December 12, 2023

Developments

Senate negotiators voiced pessimism about reaching a deal before the end of the year that might grant the Biden administration’s $110.5 billion request for aid to Ukraine, Israel, the border, and other priorities in exchange for truncating asylum or other migration programs, as Republican legislators are demanding. (Ukrainian President Volodymyr Zelenskyy will appeal for aid in this request this morning, in an in-person address before the Senate.) Some of a small group of Senate negotiators continue to meet, and White House Chief of Staff Jeff Zients is more directly involved. Congress is scheduled to go out of session for the rest of the year on Thursday December 14. House Speaker Mike Johnson indicated that he could convene the chamber next week if necessary.

A host of human rights organizations (including WOLA) have vocally opposed a deal that would change U.S. law to limit the right to seek asylum or other migrant protections. On December 11, similar statements came from Sen. Alex Padilla (D-California), chairman of the Judiciary Subcommittee on Immigration, and Rep. Nanette Barragán (D-California), chairwoman of the Congressional Hispanic Caucus; and from the Congressional Asian Pacific American Caucus.

Tijuana’s municipal migration office estimates that about 5,000 migrants are staying in the city’s 40-plus recognized shelters. About 70 percent are citizens of Mexico fleeing from the country’s interior. Citing a need to help process a large number of migrants in Border Patrol’s San Diego Sector, CBP has closed one of two pedestrian lines at the border crossing between Tijuana and San Diego.

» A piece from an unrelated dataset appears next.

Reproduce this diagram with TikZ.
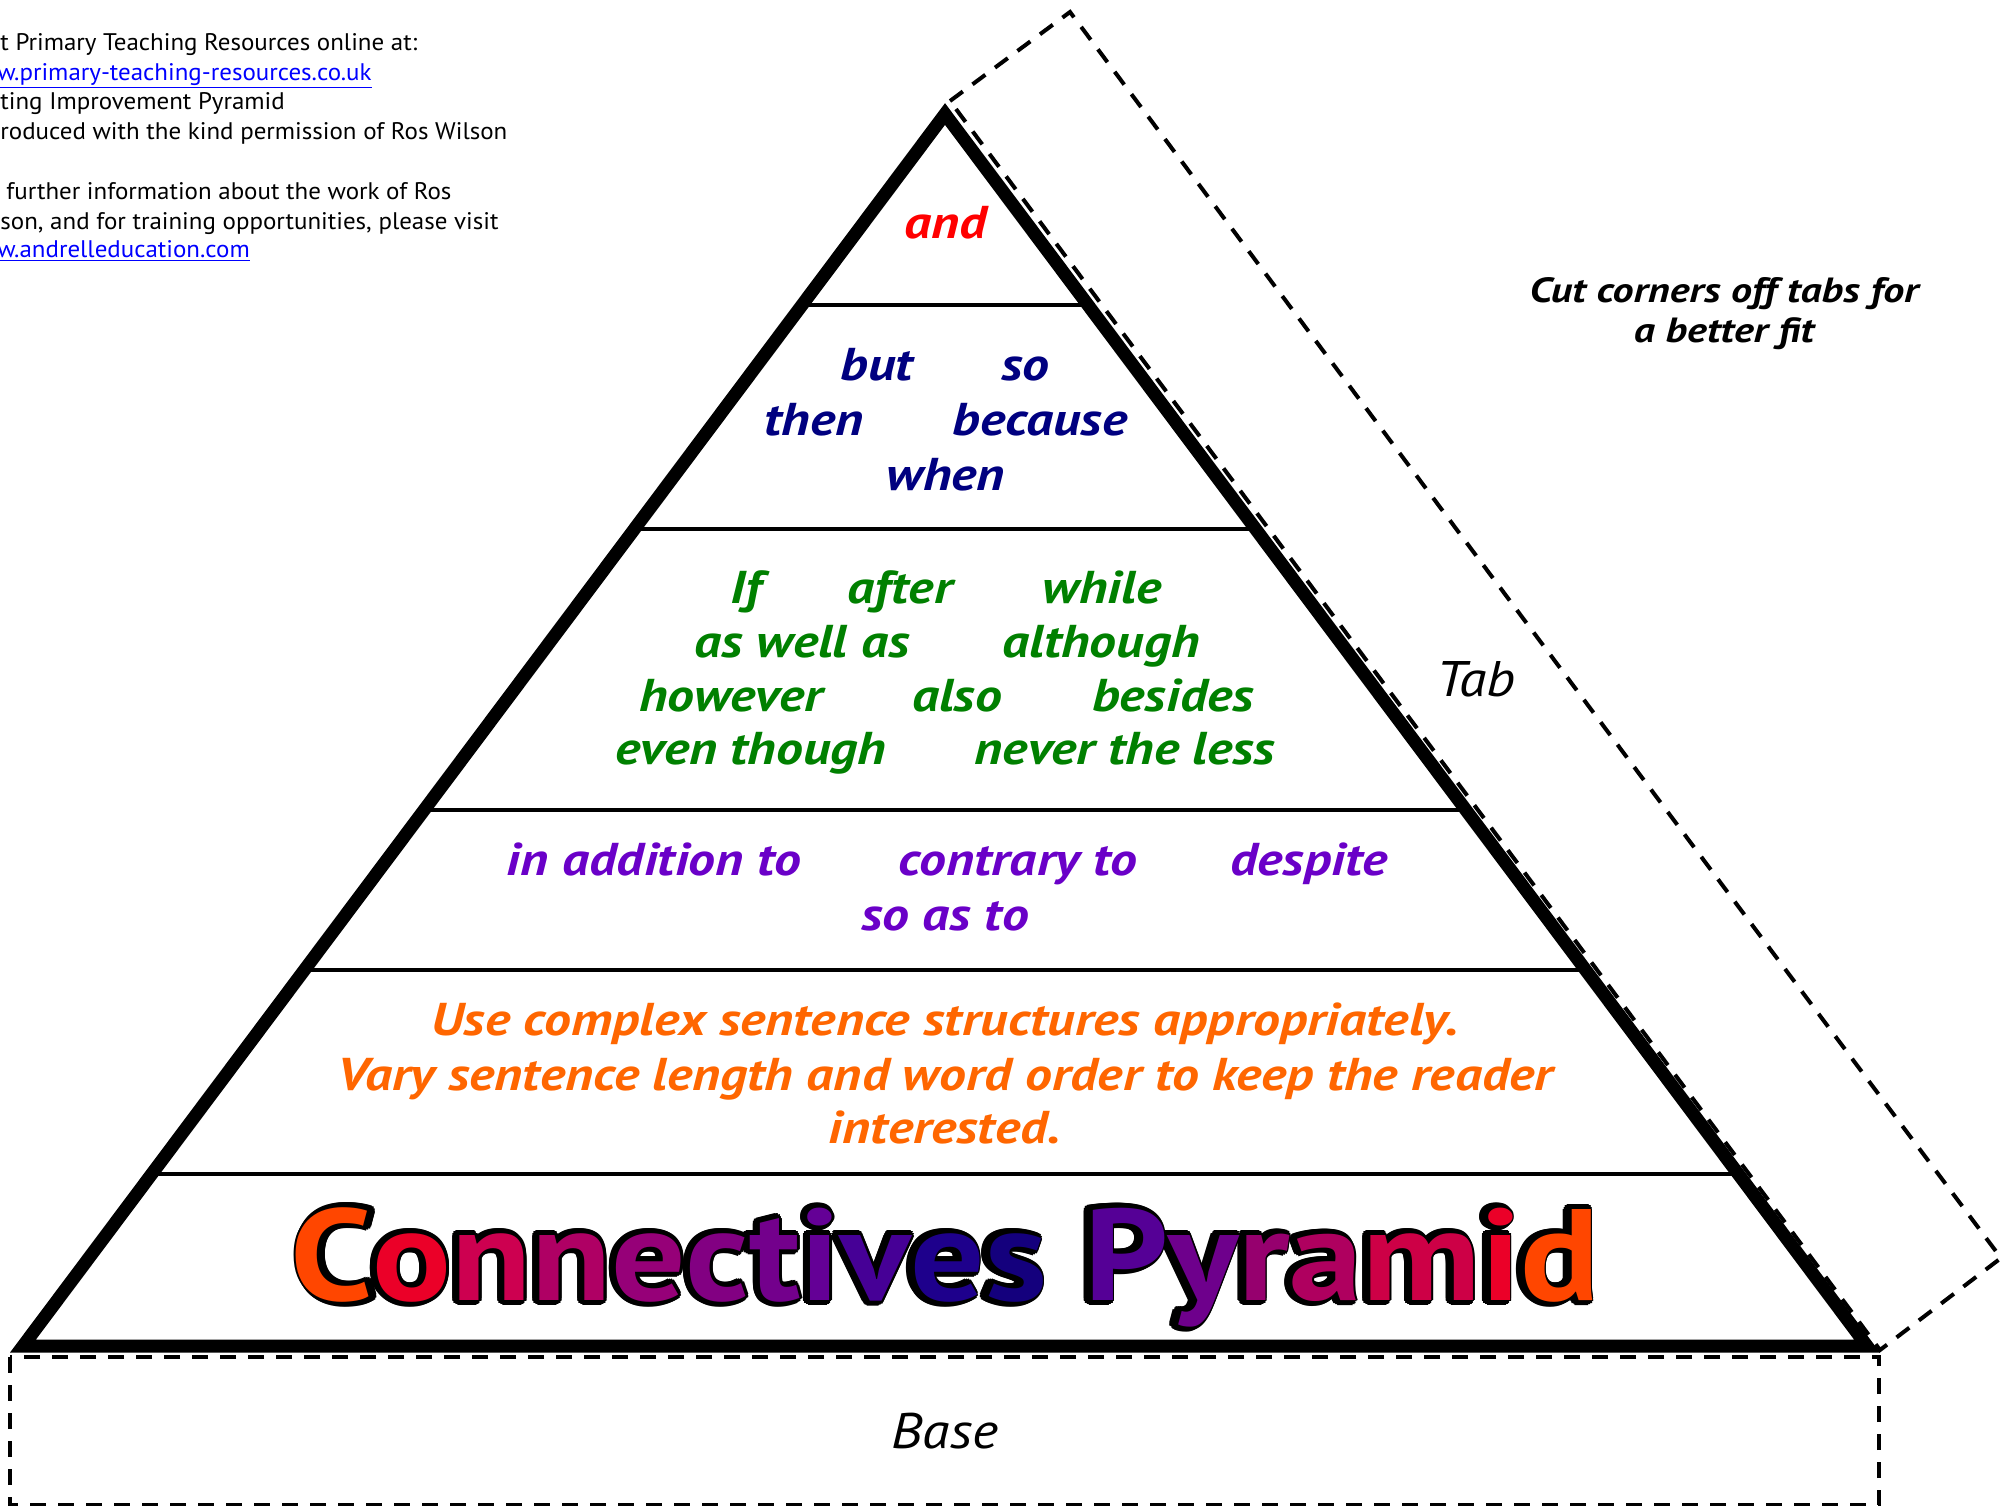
\documentclass[tikz,border=0pt]{standalone}
\usepackage{fontspec}
\setmainfont{PT Sans}
\newfontfamily\wordfont{PT Sans}[FakeStretch=1.17]
\newfontfamily\titlefont{PT Sans}[FakeStretch=1.13]
\newfontfamily\notefont{PT Sans}[FakeStretch=1.2]
\newfontfamily\labelfont{PT Sans}[FakeStretch=1.12]
\newfontfamily\infofont{PT Sans}[FakeStretch=1.04]
\definecolor{andred}{RGB}{255,0,0}
\definecolor{navyw}{RGB}{0,0,128}
\definecolor{greenw}{RGB}{0,128,0}
\definecolor{purplew}{RGB}{106,0,200}
\definecolor{orangew}{RGB}{255,102,0}
\definecolor{linkblue}{RGB}{0,0,255}
\newcommand\tcl[2]{{\color[RGB]{#1}#2}}
\newcommand\titlecoloured{\tcl{255,70,0}{C}\tcl{235,0,40}{o}\tcl{205,0,80}{n}\tcl{175,0,100}{n}\tcl{150,0,120}{e}\tcl{130,0,130}{c}\tcl{115,0,140}{t}\tcl{100,0,150}{i}\tcl{70,0,150}{v}\tcl{30,0,140}{e}\tcl{20,0,125}{s} \tcl{85,0,150}{P}\tcl{110,0,140}{y}\tcl{150,0,110}{r}\tcl{175,0,95}{a}\tcl{205,0,70}{m}\tcl{235,0,40}{i}\tcl{255,70,0}{d}}
\begin{document}
\begin{tikzpicture}[x=0.5pt,y=-0.5pt,
  tri/.style={line width=6.5pt, line join=miter},
  divider/.style={line width=2pt},
  cutline/.style={line width=2pt, dash pattern=on 8pt off 6pt},
  word/.style={anchor=base, inner sep=0pt, font=\wordfont\fontsize{23}{27}\selectfont\bfseries\itshape},
  info/.style={anchor=base west, inner sep=0pt, font=\infofont\fontsize{12}{14}\selectfont},
  note/.style={anchor=base, inner sep=0pt, font=\notefont\fontsize{17.5}{20}\selectfont\bfseries\itshape},
  label/.style={anchor=base, inner sep=0pt, font=\labelfont\fontsize{25}{29}\selectfont\itshape},
  titlef/.style={anchor=base, inner sep=0pt, font=\titlefont\fontsize{65}{70}\selectfont\bfseries}]
\useasboundingbox (0,0) rectangle (2010,1506);
\clip (0,0) rectangle (2010,1506);
% pyramid corners
\coordinate (L) at (23,1346);
\coordinate (R) at (1867,1346);
\coordinate (A) at (945,114);
% dividers
\begin{scope}
  \clip (L) -- (A) -- (R) -- cycle;
  \foreach \yy in {305,529,810,970,1174}
    \draw[divider] (0,\yy) -- (2010,\yy);
\end{scope}
\draw[tri] (L) -- (A) -- (R) -- cycle;
% tab
\coordinate (T1) at (950,101);
\coordinate (T2) at (1070,12);
\coordinate (T3) at (2001,1258);
\coordinate (T4) at (1880,1350);
\draw[cutline] (T1) -- (T2) -- (T3) -- (T4) -- cycle;
% base
\coordinate (B1) at (10,1357);
\coordinate (B2) at (1879,1505);
\draw[cutline] (B1) rectangle (B2);
% info text
\node[info] (i1) at (0,50) {t Primary Teaching Resources online at:};
\node[info, text=linkblue] (i2) at (-3,80) {\underline{w.primary-teaching-resources.co.uk}};
\node[info] (i3) at (0,109) {ting Improvement Pyramid};
\node[info] (i4) at (0,139) {roduced with the kind permission of Ros Wilson};
\node[info] (i5) at (6,199) {further information about the work of Ros};
\node[info] (i6) at (0,229) {son, and for training opportunities, please visit};
\node[info, text=linkblue] (i7) at (-3,257) {\underline{w.andrelleducation.com}};
% note
\node[note] (n1) at (1724,302) {Cut corners off tabs for};
\node[note] (n2) at (1724,342) {a better fit};
\node[label] (tab) at (1476,696) {Tab};
\node[label] (base) at (945,1448) {Base};
% level 1
\node[word, text=andred] (w1) at (946,238) {and};
% level 2
\node[word, text=navyw] (w2) at (877,380) {but};
\node[word, text=navyw] (w3) at (1025,380) {so};
\node[word, text=navyw] (w4) at (814,435) {then};
\node[word, text=navyw] (w5) at (1040,435) {because};
\node[word, text=navyw] (w6) at (946,490) {when};
% level 3
\node[word, text=greenw] (w7) at (746,603) {If};
\node[word, text=greenw] (w8) at (900,603) {after};
\node[word, text=greenw] (w9) at (1102,603) {while};
\node[word, text=greenw] (w10) at (802,657) {as well as};
\node[word, text=greenw] (w11) at (1101,657) {although};
\node[word, text=greenw] (w12) at (731,711) {however};
\node[word, text=greenw] (w13) at (957,711) {also};
\node[word, text=greenw] (w14) at (1173,711) {besides};
\node[word, text=greenw] (w15) at (751,764) {even though};
\node[word, text=greenw] (w16) at (1125,764) {never the less};
% level 4
\node[word, text=purplew] (w17) at (654,875) {in addition to};
\node[word, text=purplew] (w18) at (1018,875) {contrary to};
\node[word, text=purplew] (w19) at (1309,875) {despite};
\node[word, text=purplew] (w20) at (945,930) {so as to};
% level 5
\node[word, text=orangew] (s1) at (945,1035) {Use complex sentence structures appropriately.};
\node[word, text=orangew] (s2) at (945,1090) {Vary sentence length and word order to keep the reader};
\node[word, text=orangew] (s3) at (945,1143) {interested.};
% title: black outline copies behind, coloured letters on top
\foreach \ang in {0,22.5,...,337.5}{
  \node[titlef, text=black, shift={(\ang:2.5pt)}] at (945,1300) {Connectives Pyramid};
  \node[titlef, text=black, shift={(\ang:1.3pt)}] at (945,1300) {Connectives Pyramid};
}
\node[titlef] (title) at (945,1300) {\titlecoloured};
\end{tikzpicture}
\end{document}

Analyses and Feature Stories

Mexico’s migration agency (INM) is facing a funding shortfall until at least the end of the year; an agent told the daily Milenio, “INM agents no longer even approach the migrants…in Ciudad Juarez, no Mexican authority is present for the dozens of migrants who wait, along the Rio Bravo, for a break in patrolling by the Texas National Guard to cross a barbed wire fence.”

Voice of America reports that shakedowns and harassment from corrupt Guatemalan police have made migrants’ transit through the country “hellish.” (See a longer mid-November investigation of this in Spain’s El País.)